Review of Lincoln

Lincoln (2012)
10/10
"These dead shall not have died in vain"
1 December 2012
Stephen Spielberg did some meticulous research or maybe I should say that Doris Kearns Goodwin did some for him when she wrote her best seller Team Of Rivals about Lincoln and his Cabinet during the Civil War. Otherwise Lincoln the film wouldn't be a film destined to win a lot of awards next year. Spielberg had it all down, including the club foot that Thaddeus Stevens had.

By the time that 1865 rolled around a most war weary public just wanted an end and they could see it in sight with Grant battering Lee in Virginia and taking some heavy casualties every time out and Sherman coming up from Georgia through the Carolinas after Joe Johnston. However the man in the White House had a deeper concern, he wanted something out of the war, something lasting. Like an end to slavery once and for all.

So with the Confederates looking to salvage their Slaveocracy and sending peace commissioners and the Radical Republicans like Charles Sumner in the Senate and Thaddeus Stevens in the House wanting abolition once and for all, Lincoln steered a tricky course through public opinion to get the 13th amendment to the Constitution abolishing slavery.

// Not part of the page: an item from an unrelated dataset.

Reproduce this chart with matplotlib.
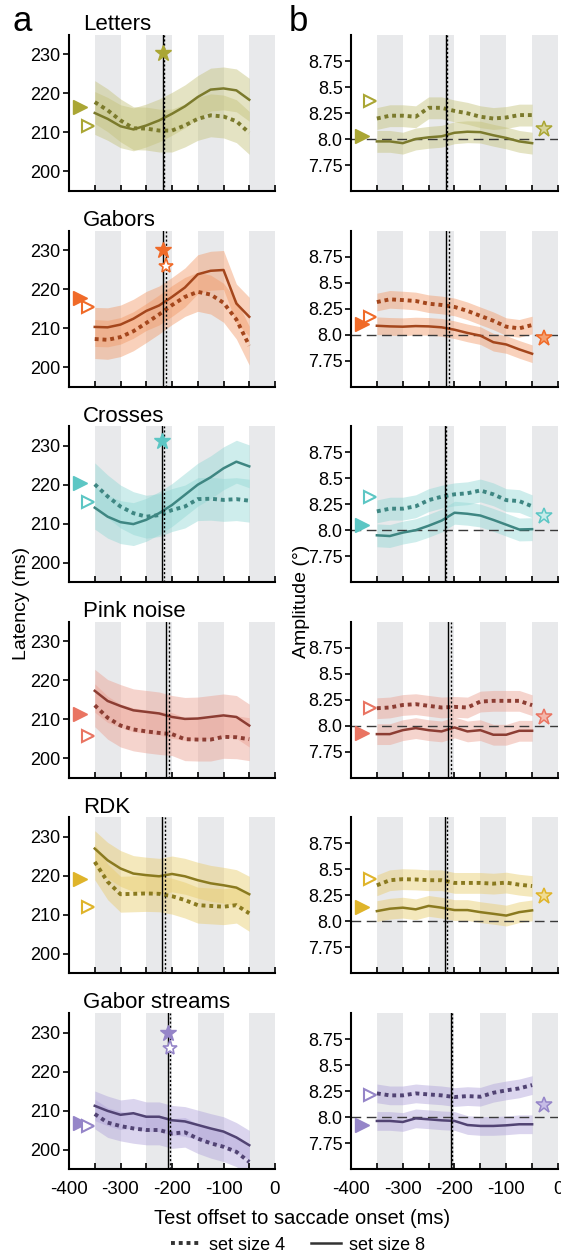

In a nutshell the film Lincoln is about one of the lines from his famous Gettysburg Address. Abraham Lincoln wanted to know in his heart that the people he memorialized, who lay beneath the soil at Gettysburg, died for a noble purpose. As he said on that occasion, "these dead shall not have died in vain".

Not everyone in politics is in it for anything noble however and the President of the United States had more in the way of patronage to make things happen that he wanted. God only knows for instance what Lyndon Johnson had to offer to bring a few votes along to pass the Civil Rights Act of 1964. Not everyone voted for that strictly to memorialize the late John F. Kennedy. Lincoln was an old hand at that from his years in Illinois.

Daniel Day-Lewis and Sally Field make a splendid Abe and Mary Lincoln and Spielberg gave us enough of a view of the home life at the White House with the two surviving sons. Robert Lincoln who was more his mother's son than his father's except he inherited Lincoln's ability as a lawyer wanted very much to serve in the Civil War. But Mary Lincoln lost her two boys between Robert and Tad and did not want to lose her oldest in the war. So Robert unlike his father who studied law by candlelight and clerked, got a Harvard education instead. Joseph Gordon-Levitt plays Robert and young Gulliver McGrath plays the mischievous Thomas Todd 'Tad' Lincoln.

Of the supporting cast Thaddeus Stevens as played by Tommy Lee Jones is most memorable. Stevens who unofficially led the Radicals was a man way ahead of his time. His 'housekeeper' was a black woman with whom he had two daughters whom he could not marry because of miscegenation laws. He wanted full equality for all and did not care who knew it. Later on he led the effort to impeach Lincoln's successor Andrew Johnson who as Vice President-elect plays no role here as most Vice Presidents do. That whole story is told albeit with a different historical slant in the film Tennessee Johnson with Van Heflin as Johnson and Lionel Barrymore as Stevens.

I think the only question remaining is how many Oscars Lincoln will pick up next year.